The Wrong time at the Right Place

Many years ago, I remember dreading taking this picture because up to this point, most of the pictures I had made were of a single woman. This was one of the first times I was called upon to make a strong picture of two women. I was now shooting a landscape with two figures placed in it. I saw this spot and placed the two figures into the landscape and immediately, to my surprise, it felt right. A foot in either direction and the whole picture would have fallen apart.

There is something about my relationship to them, their relationship to each other, as well as our relationship to the environment that feels wonderful and mysterious. This picture has always felt resolved, yet unresolved, with everything in the right place, everything in order, but even though all is well, nothing is answered. More questions are raised, and more issues unresolved.

I think the two figures lead you into this place. They are attractive, slightly sexy, and timeless. They appear to some as if from “The Last Year at Marienbad.” This picture, like many of the outdoor pictures I shoot, is made in a space that feel like an exterior room. I’ve often been told that my exteriors feel like interiors. I think this is correct. I think people do experience my exteriors as an interior spaces. I will explain why this is the case…

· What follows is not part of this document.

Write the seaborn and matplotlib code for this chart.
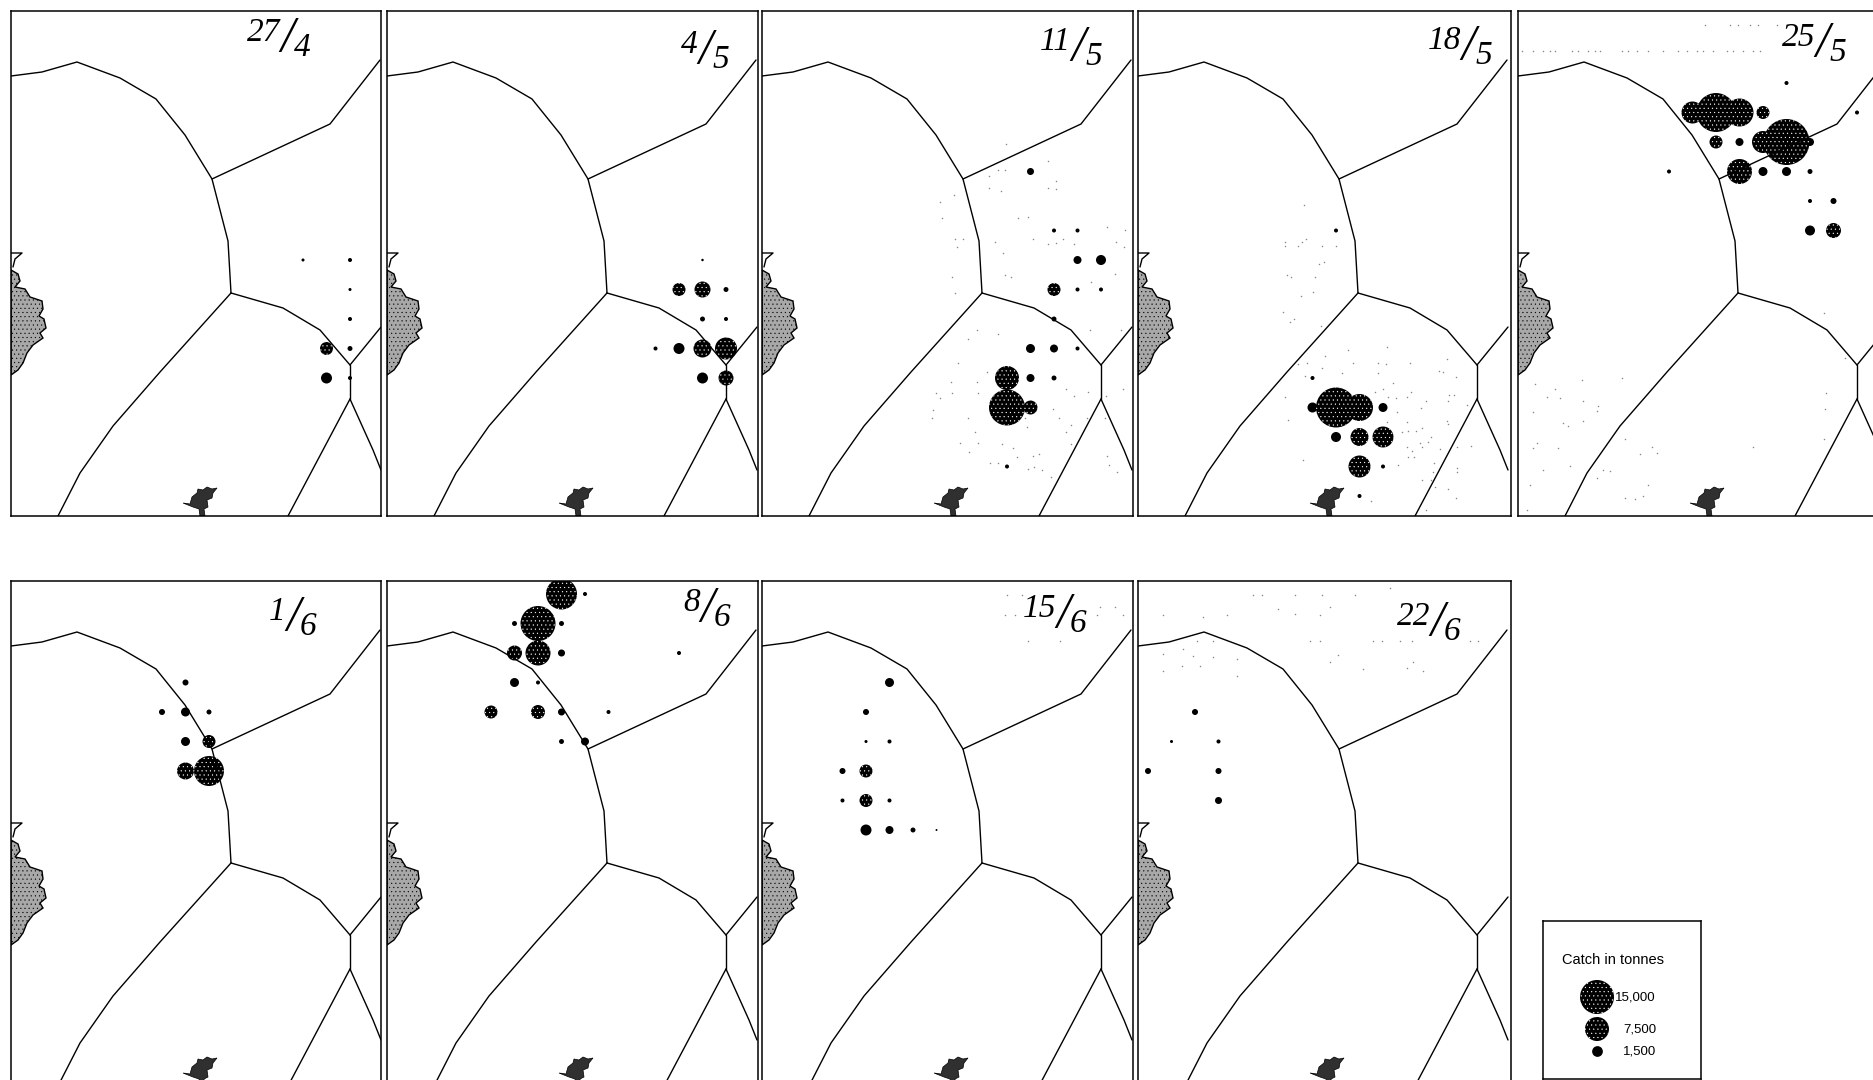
"""
Catch in tonnes per statistical rectangle, one small map per week.
Map coordinates are in panel units (1 unit = 1 pixel of the page).
"""

import matplotlib.pyplot as plt
import pandas as pd
import seaborn as sns

# ------------------------------------------------------------------
# Data
# ------------------------------------------------------------------
# centre of each statistical rectangle on the map
rect_lon = [10, 33.5, 57, 80.5, 104, 127.5, 151, 174.5, 198, 221.5, 245, 268.5, 292, 315.5, 339, 362.5]
rect_lat = [13, 42.5, 72, 101.5, 131, 160.5, 190, 219.5, 249, 278.5, 308, 337.5, 367, 396.5, 426, 455.5, 485]

dates = ["27/4", "4/5", "11/5", "18/5", "25/5", "1/6", "8/6", "15/6", "22/6"]

apr27_col = [12, 14, 14, 14, 14, 14, 13, 13]
apr27_row = [8, 8, 9, 10, 11, 12, 11, 12]
apr27_catch = [120, 210, 120, 210, 320, 210, 2190, 1570]

may04_col = [12, 13, 14, 13, 13, 14, 11, 12, 13, 14, 13, 14]
may04_row = [9, 9, 9, 8, 10, 10, 11, 11, 11, 11, 12, 12]
may04_catch = [2190, 3320, 320, 80, 320, 210, 210, 1570, 4200, 6280, 1570, 2920]

may11_col = [11, 12, 13, 13, 14, 12, 13, 14, 12, 11, 12, 13, 10, 11, 12, 10, 11, 10]
may11_row = [5, 7, 7, 8, 8, 9, 9, 9, 10, 11, 11, 11, 12, 12, 12, 13, 13, 15]
may11_catch = [640, 210, 210, 830, 1300, 2190, 210, 210, 320, 1050, 830, 210, 7470, 830, 320, 16800, 2540, 210]

may18_col = [8, 7, 7, 8, 9, 10, 8, 9, 10, 9, 10, 9]
may18_row = [7, 12, 13, 13, 13, 13, 14, 14, 14, 15, 15, 16]
may18_catch = [210, 210, 1300, 20760, 9460, 1050, 1300, 4200, 5720, 6280, 210, 210]

may25_col = [7, 8, 9, 10, 8, 9, 10, 11, 12, 6, 9, 10, 11, 12, 11, 14, 12, 13, 12, 13]
may25_row = [3, 3, 3, 3, 4, 4, 4, 4, 4, 5, 5, 5, 5, 5, 2, 3, 6, 6, 7, 7]
may25_catch = [6280, 19700, 10170, 2190, 2190, 830, 6280, 27460, 830, 210, 8110, 1050, 1050, 320, 210, 210, 210, 470, 1300, 2920]

jun01_col = [7, 6, 7, 8, 7, 8, 7, 8]
jun01_row = [3, 4, 4, 4, 5, 5, 6, 6]
jun01_catch = [470, 470, 1050, 320, 1050, 2190, 3750, 11680]

jun08_col = [7, 8, 5, 6, 7, 5, 6, 7, 12, 5, 6, 4, 6, 7, 9, 7, 8]
jun08_row = [0, 0, 1, 1, 1, 2, 2, 2, 2, 3, 3, 4, 4, 4, 4, 5, 5]
jun08_catch = [12470, 210, 320, 15900, 320, 2920, 8110, 640, 210, 1050, 210, 2190, 2540, 640, 210, 320, 830]

jun15_col = [5, 4, 4, 5, 3, 4, 3, 4, 5, 4, 5, 6, 7]
jun15_row = [3, 4, 5, 5, 6, 6, 7, 7, 7, 8, 8, 8, 8]
jun15_catch = [1050, 470, 120, 210, 470, 2190, 210, 2190, 210, 1570, 830, 320, 50]

jun22_col = [2, 1, 3, 0, 3, 3]
jun22_row = [4, 5, 5, 6, 6, 7]
jun22_catch = [470, 120, 210, 470, 470, 640]

legend_catch = [15000, 7500, 1500]
legend_labels = ["15,000", "7,500", "1,500"]
legend_title = "Catch in tonnes"

# borders of the fishing zones
border_lines = [
    ([0, 31, 66, 109, 145, 174, 201, 217, 220], [65, 61, 51, 67, 88, 124, 168, 230, 282]),
    ([201, 319, 369], [168, 113, 49]),
    ([220, 272, 309, 339], [282, 297, 319, 354]),
    ([220, 149, 102, 69, 47], [282, 361, 415, 462, 505]),
    ([339, 370], [354, 316]),
    ([339, 339], [354, 388]),
    ([339, 277], [388, 505]),
    ([339, 362, 370], [388, 439, 459]),
]

# coast on the left edge and the islands at the bottom
coast_x = [0, 7, 9, 4, 14, 19, 31, 32, 28, 33, 35, 29, 32, 22, 16, 12, 7, 0]
coast_y = [259, 263, 270, 276, 278, 286, 290, 298, 305, 308, 317, 322, 327, 334, 342, 352, 359, 364]
flag_x = [0, 11, 4, 2]
flag_y = [242, 242, 248, 256]
island_x = [172, 179, 181, 186, 187, 192, 196, 201, 206, 202, 201, 196, 197, 193, 194, 189, 188, 182, 177]
island_y = [492, 493, 486, 482, 478, 479, 476, 478, 477, 482, 487, 489, 496, 498, 505, 505, 498, 496, 494]

# scanner specks on the page, read from the (3x) crops: crop origin, then x and y in crop units
specks_may11 = (930, 140,
    [228, 353, 204, 226, 178, 377, 178, 214, 353, 377, 72, 30, 36, 263, 293, 532, 584, 74, 100, 308, 354, 379, 400, 432,
     558, 582, 80, 195, 218, 65, 225, 243, 555, 483, 74, 480, 572, 140, 204, 114, 85, 170, 62, 140, 18, 65, 145, 30, 8,
     5, 115, 285, 388, 470, 525, 408, 432, 473, 578, 528, 370, 423, 408, 135, 290, 90, 143, 215, 422, 250, 117, 308,
     328, 532, 262, 180, 205, 538, 293, 312, 336, 362, 560],
    [12, 62, 90, 88, 108, 122, 142, 150, 142, 145, 162, 185, 232, 232, 228, 258, 268, 295, 295, 295, 308, 307, 295, 308,
     302, 318, 318, 303, 335, 408, 402, 408, 398, 422, 453, 563, 563, 563, 577, 592, 663, 690, 718, 718, 750, 750, 750,
     765, 802, 825, 825, 825, 825, 825, 825, 740, 760, 748, 740, 760, 800, 846, 866, 866, 853, 900, 900, 903, 903, 915,
     926, 938, 932, 938, 943, 960, 960, 966, 978, 972, 980, 1000, 986])
specks_may18 = (1280, 200,
    [72, 78, 15, 66, 15, 55, 127, 168, 118, 133, 22, 32, 104, 62, 98, 8, 42, 30, 122, 205, 320, 136, 55, 80, 220, 295,
     318, 390, 502, 126, 185, 295, 478, 488, 76, 528, 340, 310, 393, 285, 325, 347, 380, 15, 508, 522, 438, 503, 422,
     352, 560, 24, 380, 322, 500, 505, 385, 408, 367, 425, 453, 420, 443, 380, 425, 480, 395, 530, 572, 385, 402, 70,
     355, 462, 530, 532, 458, 425, 452, 505, 466, 528, 272, 437],
    [14, 115, 125, 125, 138, 138, 138, 138, 190, 183, 222, 230, 228, 285, 273, 333, 352, 362, 375, 446, 438, 463, 487,
     484, 484, 484, 487, 484, 472, 498, 513, 513, 507, 510, 522, 527, 545, 560, 570, 570, 585, 588, 585, 585, 578, 578,
     597, 597, 618, 630, 610, 653, 660, 660, 655, 665, 685, 687, 690, 678, 705, 722, 720, 733, 735, 740, 745, 733, 730,
     763, 763, 772, 787, 782, 795, 808, 808, 832, 832, 858, 852, 885, 893, 920])
specks_may25 = (1500, 0,
    [65, 100, 130, 150, 165, 215, 235, 265, 285, 300, 365, 385, 410, 445, 488, 535, 560, 590, 610, 640, 680, 700, 730,
     760, 780, 615, 690, 715, 750, 775, 830, 105, 165, 245, 365, 140, 180, 250, 295, 100, 290, 190, 250, 205, 100, 175,
     110, 375, 455, 470, 420, 760, 972, 975, 978, 972, 1035, 310, 290, 330, 130, 210, 90, 445, 80, 405, 375, 430],
    [152, 152, 152, 152, 152, 152, 152, 152, 152, 152, 152, 152, 152, 152, 152, 152, 152, 152, 152, 152, 152, 152, 152,
     152, 152, 75, 75, 75, 75, 75, 75, 1140, 1155, 1128, 1122, 1180, 1183, 1190, 1205, 1225, 1220, 1255, 1250, 1265,
     1330, 1330, 1315, 1305, 1328, 1345, 1348, 1328, 1305, 1215, 1168, 930, 1062, 1395, 1420, 1400, 1395, 1385, 1440,
     1440, 1515, 1483, 1480, 1472])
specks_jun = (1000, 575,
    [490, 550, 640, 710, 580, 545, 490, 600, 710, 1015, 990, 1240, 1220, 1270, 1090, 930, 960, 1120, 1145, 1200, 1235,
     1410, 1435, 590, 640, 490, 610, 680, 835, 990, 885, 960, 760, 785, 885, 965, 1065, 1170, 20, 65, 15, 45, 300, 345,
     290, 370, 85, 180],
    [235, 220, 245, 250, 240, 270, 285, 270, 300, 237, 258, 258, 275, 285, 280, 195, 195, 195, 195, 195, 195, 195, 195,
     195, 195, 120, 125, 120, 100, 95, 115, 120, 60, 60, 60, 60, 60, 40, 60, 60, 120, 120, 95, 95, 120, 120, 195, 195])

# ------------------------------------------------------------------
# Layout (page pixels)
# ------------------------------------------------------------------
FIG_W, FIG_H = 1874, 1080
PANEL_H = 505
ROW_TOPS = [11, 581]
PANEL_LEFTS = [11, 387, 762, 1138, 1518]
PANEL_RIGHTS = [381, 758, 1133, 1511, 1874]
SLASH_POS = [(276, 28), (318, 40), (316, 37), (330, 36), (304, 33), (282, 37), (320, 28), (301, 34), (299, 42)]

# marker area in points^2 of a 15,000 t circle (34 px across)
SIZE_15000 = (34 * 0.72) ** 2

sns.set_theme(style="white")
plt.rcParams["font.family"] = ["Liberation Sans", "DejaVu Sans"]
plt.rcParams["hatch.linewidth"] = 0.3


def add_axes_px(left, top, right, bottom):
    return fig.add_axes([left / FIG_W, 1 - bottom / FIG_H, (right - left) / FIG_W, (bottom - top) / FIG_H])


def draw_catch(ax, x, y, catch):
    frame = pd.DataFrame({"x": x, "y": y, "catch": catch})
    # seaborn clips to size_norm, so the scale has to reach past the largest catch
    style = dict(x="x", y="y", size="catch", sizes=(0, 2 * SIZE_15000), size_norm=(0, 30000),
                 color="black", linewidth=0, legend=False, ax=ax)
    # only the larger circles show the print stipple
    small = frame[frame["catch"] < 2000]
    large = frame[frame["catch"] >= 2000]
    if len(small):
        sns.scatterplot(data=small, **style)
    if len(large):
        sns.scatterplot(data=large, edgecolor="white", hatch="....", **style)


def draw_date(ax, date, pos):
    top, bottom = date.split("/")
    hand = dict(family="Liberation Serif", style="italic", color="black")
    ax.text(pos[0] - 7, pos[1] - 6, top, ha="right", va="center", fontsize=24, **hand)
    ax.text(pos[0], pos[1], "/", ha="center", va="center", fontsize=36, **hand)
    ax.text(pos[0] + 7, pos[1] + 9, bottom, ha="left", va="center", fontsize=24, **hand)


def draw_panel(ax, width, date, slash, col, row, catch):
    ax.fill(coast_x, coast_y, facecolor="#a8a8a8", edgecolor="black", hatch="....", linewidth=1)
    ax.plot(flag_x, flag_y, color="black", linewidth=1)
    ax.fill(island_x, island_y, facecolor="#303030", edgecolor="black", linewidth=0.5)
    for line_x, line_y in border_lines:
        ax.plot(line_x, line_y, color="black", linewidth=1)

    draw_catch(ax, [rect_lon[c] for c in col], [rect_lat[r] for r in row], catch)
    draw_date(ax, date, slash)

    ax.set(xlim=(0, width), ylim=(PANEL_H, 0), xticks=[], yticks=[], xlabel="", ylabel="")
    for spine in ax.spines.values():
        spine.set_color("black")
        spine.set_linewidth(1.1)


fig = plt.figure(figsize=(FIG_W / 100, FIG_H / 100), dpi=100, facecolor="white")

panels = [
    (apr27_col, apr27_row, apr27_catch),
    (may04_col, may04_row, may04_catch),
    (may11_col, may11_row, may11_catch),
    (may18_col, may18_row, may18_catch),
    (may25_col, may25_row, may25_catch),
    (jun01_col, jun01_row, jun01_catch),
    (jun08_col, jun08_row, jun08_catch),
    (jun15_col, jun15_row, jun15_catch),
    (jun22_col, jun22_row, jun22_catch),
]

for i, (date, slash, panel) in enumerate(zip(dates, SLASH_POS, panels)):
    row_no = 0 if i < 5 else 1
    slot = i if i < 5 else i - 5
    left, right = PANEL_LEFTS[slot], PANEL_RIGHTS[slot]
    top = ROW_TOPS[row_no]
    ax = add_axes_px(left, top, right, top + PANEL_H)
    draw_panel(ax, right - left, date, slash, *panel)

# Legend box, its own small axes
leg = add_axes_px(1543, 921, 1701, 1079)
draw_catch(leg, [54, 54, 54], [76, 108, 130], legend_catch)
leg.text(70, 39, legend_title, ha="center", va="center", fontsize=10.5, color="black")
for y, label in zip([76, 108, 130], legend_labels):
    leg.text(113, y, label, ha="right", va="center", fontsize=9.5, color="black")
leg.set(xlim=(0, 158), ylim=(158, 0), xticks=[], yticks=[], xlabel="", ylabel="")
for spine in leg.spines.values():
    spine.set_color("black")
    spine.set_linewidth(1.1)

# Scanner specks over the whole page
page = fig.add_axes([0, 0, 1, 1], zorder=5)
page.patch.set_visible(False)
for origin_x, origin_y, crop_x, crop_y in [specks_may11, specks_may18, specks_may25, specks_jun]:
    page.scatter([origin_x + v / 3 for v in crop_x], [origin_y + v * 1.01 / 3 for v in crop_y],
                 s=1.2, color="#888888", linewidth=0)
page.set(xlim=(0, FIG_W), ylim=(FIG_H, 0))
page.axis("off")

fig.savefig("out.png", dpi=100, facecolor="white")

For most photographers, placing someone in front of something whether an icon or simply some exterior, unconsidered location is their idea of a portrait etc. This is not mine. The purpose of this picture, and many other of my images, is to know how to fit people into their environment, rather than haphazardly placing them in front of it. Having the figures within the space rather than in front of it, makes all the difference. You can tell how I feel about them from how I have placed them in their world. They are in it, not apart from it, yet it is still incomplete and begs you to inquire about their story.

Photographers must learn about themselves so they can learn to properly fit their subjects and themselves into a world they may fear or may not know. It is not my intention to stand outside or apart from life as a sociologist might, recording and viewing the world but not participating in it. Although in the non-photographic parts of my life, I do. I am always on the search, almost a quest for a certain place where I can be one. I think this appears in my photographs. The locations, as much as the pictures, tell of my yearnings for resolution both within the world and within myself.

As we end this year I keep wondering how I will fit into this brave new world. Am I in the right place at the wrong time? Or do I offer an entry, a vision, to a slightly more attractive and nicer place you may have forgotten exists where I can enter the world both as I see it and as I want the world to be.